--- GIVEN INFORMATION ---

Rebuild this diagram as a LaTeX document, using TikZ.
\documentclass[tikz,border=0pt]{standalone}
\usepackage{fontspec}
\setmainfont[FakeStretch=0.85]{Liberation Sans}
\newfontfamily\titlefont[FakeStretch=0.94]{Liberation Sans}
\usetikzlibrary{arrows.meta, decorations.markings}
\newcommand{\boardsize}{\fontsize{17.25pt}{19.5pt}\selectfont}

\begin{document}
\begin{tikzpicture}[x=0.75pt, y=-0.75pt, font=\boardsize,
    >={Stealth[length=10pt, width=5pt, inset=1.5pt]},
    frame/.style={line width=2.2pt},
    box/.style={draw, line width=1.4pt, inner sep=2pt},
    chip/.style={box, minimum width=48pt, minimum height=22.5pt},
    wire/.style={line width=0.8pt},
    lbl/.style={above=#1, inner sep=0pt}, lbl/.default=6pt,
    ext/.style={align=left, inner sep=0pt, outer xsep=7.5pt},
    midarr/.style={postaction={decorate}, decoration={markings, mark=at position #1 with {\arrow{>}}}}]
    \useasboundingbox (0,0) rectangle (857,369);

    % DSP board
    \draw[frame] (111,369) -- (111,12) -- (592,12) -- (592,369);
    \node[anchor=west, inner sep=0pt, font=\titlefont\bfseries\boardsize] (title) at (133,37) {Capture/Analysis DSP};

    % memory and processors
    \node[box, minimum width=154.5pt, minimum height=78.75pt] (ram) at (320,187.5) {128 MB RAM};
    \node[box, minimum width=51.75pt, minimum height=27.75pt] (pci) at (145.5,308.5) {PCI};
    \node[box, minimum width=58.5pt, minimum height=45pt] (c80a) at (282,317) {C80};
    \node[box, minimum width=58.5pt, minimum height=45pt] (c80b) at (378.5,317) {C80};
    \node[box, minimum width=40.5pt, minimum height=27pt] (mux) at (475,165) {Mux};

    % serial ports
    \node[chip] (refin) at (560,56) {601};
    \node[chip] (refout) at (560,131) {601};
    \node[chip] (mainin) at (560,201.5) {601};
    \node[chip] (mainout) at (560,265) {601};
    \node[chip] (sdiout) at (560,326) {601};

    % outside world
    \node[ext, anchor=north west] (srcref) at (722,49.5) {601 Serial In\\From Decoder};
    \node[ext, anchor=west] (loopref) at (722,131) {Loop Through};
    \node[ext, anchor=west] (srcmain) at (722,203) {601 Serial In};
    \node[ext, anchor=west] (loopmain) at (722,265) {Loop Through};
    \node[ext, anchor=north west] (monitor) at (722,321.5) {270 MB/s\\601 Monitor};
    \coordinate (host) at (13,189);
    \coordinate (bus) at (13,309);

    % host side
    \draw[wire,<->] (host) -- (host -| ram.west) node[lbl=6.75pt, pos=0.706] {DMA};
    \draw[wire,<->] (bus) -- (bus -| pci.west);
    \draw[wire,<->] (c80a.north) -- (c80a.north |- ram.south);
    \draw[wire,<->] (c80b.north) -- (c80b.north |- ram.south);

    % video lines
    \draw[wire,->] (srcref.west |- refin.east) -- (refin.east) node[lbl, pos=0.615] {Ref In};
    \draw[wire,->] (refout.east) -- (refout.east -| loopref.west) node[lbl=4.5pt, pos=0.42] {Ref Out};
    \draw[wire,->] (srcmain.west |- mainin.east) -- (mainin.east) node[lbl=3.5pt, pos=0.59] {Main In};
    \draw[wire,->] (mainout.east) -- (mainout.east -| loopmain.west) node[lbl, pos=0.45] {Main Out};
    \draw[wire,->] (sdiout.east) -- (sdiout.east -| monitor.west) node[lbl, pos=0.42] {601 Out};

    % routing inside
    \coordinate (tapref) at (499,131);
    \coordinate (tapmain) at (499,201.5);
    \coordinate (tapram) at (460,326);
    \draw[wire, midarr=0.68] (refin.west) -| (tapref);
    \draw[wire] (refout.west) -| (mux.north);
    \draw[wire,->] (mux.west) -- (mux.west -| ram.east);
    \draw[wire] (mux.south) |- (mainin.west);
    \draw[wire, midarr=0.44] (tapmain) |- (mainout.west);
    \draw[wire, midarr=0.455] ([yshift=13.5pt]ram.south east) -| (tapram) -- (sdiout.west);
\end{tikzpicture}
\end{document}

---

[AIM OF THE TASK]: Your task is to reproduce the whole listing exactly.

[ANSWER TO THE EXERCISE]:
Rebuild this diagram as a LaTeX document, using TikZ.
\documentclass[tikz,border=0pt]{standalone}
\usepackage{fontspec}
\setmainfont[FakeStretch=0.85]{Liberation Sans}
\newfontfamily\titlefont[FakeStretch=0.94]{Liberation Sans}
\usetikzlibrary{arrows.meta, decorations.markings}
\newcommand{\boardsize}{\fontsize{17.25pt}{19.5pt}\selectfont}

\begin{document}
\begin{tikzpicture}[x=0.75pt, y=-0.75pt, font=\boardsize,
    >={Stealth[length=10pt, width=5pt, inset=1.5pt]},
    frame/.style={line width=2.2pt},
    box/.style={draw, line width=1.4pt, inner sep=2pt},
    chip/.style={box, minimum width=48pt, minimum height=22.5pt},
    wire/.style={line width=0.8pt},
    lbl/.style={above=#1, inner sep=0pt}, lbl/.default=6pt,
    ext/.style={align=left, inner sep=0pt, outer xsep=7.5pt},
    midarr/.style={postaction={decorate}, decoration={markings, mark=at position #1 with {\arrow{>}}}}]
    \useasboundingbox (0,0) rectangle (857,369);

    % DSP board
    \draw[frame] (111,369) -- (111,12) -- (592,12) -- (592,369);
    \node[anchor=west, inner sep=0pt, font=\titlefont\bfseries\boardsize] (title) at (133,37) {Capture/Analysis DSP};

    % memory and processors
    \node[box, minimum width=154.5pt, minimum height=78.75pt] (ram) at (320,187.5) {128 MB RAM};
    \node[box, minimum width=51.75pt, minimum height=27.75pt] (pci) at (145.5,308.5) {PCI};
    \node[box, minimum width=58.5pt, minimum height=45pt] (c80a) at (282,317) {C80};
    \node[box, minimum width=58.5pt, minimum height=45pt] (c80b) at (378.5,317) {C80};
    \node[box, minimum width=40.5pt, minimum height=27pt] (mux) at (475,165) {Mux};

    % serial ports
    \node[chip] (refin) at (560,56) {601};
    \node[chip] (refout) at (560,131) {601};
    \node[chip] (mainin) at (560,201.5) {601};
    \node[chip] (mainout) at (560,265) {601};
    \node[chip] (sdiout) at (560,326) {601};

    % outside world
    \node[ext, anchor=north west] (srcref) at (722,49.5) {601 Serial In\\From Decoder};
    \node[ext, anchor=west] (loopref) at (722,131) {Loop Through};
    \node[ext, anchor=west] (srcmain) at (722,203) {601 Serial In};
    \node[ext, anchor=west] (loopmain) at (722,265) {Loop Through};
    \node[ext, anchor=north west] (monitor) at (722,321.5) {270 MB/s\\601 Monitor};
    \coordinate (host) at (13,189);
    \coordinate (bus) at (13,309);

    % host side
    \draw[wire,<->] (host) -- (host -| ram.west) node[lbl=6.75pt, pos=0.706] {DMA};
    \draw[wire,<->] (bus) -- (bus -| pci.west);
    \draw[wire,<->] (c80a.north) -- (c80a.north |- ram.south);
    \draw[wire,<->] (c80b.north) -- (c80b.north |- ram.south);

    % video lines
    \draw[wire,->] (srcref.west |- refin.east) -- (refin.east) node[lbl, pos=0.615] {Ref In};
    \draw[wire,->] (refout.east) -- (refout.east -| loopref.west) node[lbl=4.5pt, pos=0.42] {Ref Out};
    \draw[wire,->] (srcmain.west |- mainin.east) -- (mainin.east) node[lbl=3.5pt, pos=0.59] {Main In};
    \draw[wire,->] (mainout.east) -- (mainout.east -| loopmain.west) node[lbl, pos=0.45] {Main Out};
    \draw[wire,->] (sdiout.east) -- (sdiout.east -| monitor.west) node[lbl, pos=0.42] {601 Out};

    % routing inside
    \coordinate (tapref) at (499,131);
    \coordinate (tapmain) at (499,201.5);
    \coordinate (tapram) at (460,326);
    \draw[wire, midarr=0.68] (refin.west) -| (tapref);
    \draw[wire] (refout.west) -| (mux.north);
    \draw[wire,->] (mux.west) -- (mux.west -| ram.east);
    \draw[wire] (mux.south) |- (mainin.west);
    \draw[wire, midarr=0.44] (tapmain) |- (mainout.west);
    \draw[wire, midarr=0.455] ([yshift=13.5pt]ram.south east) -| (tapram) -- (sdiout.west);
\end{tikzpicture}
\end{document}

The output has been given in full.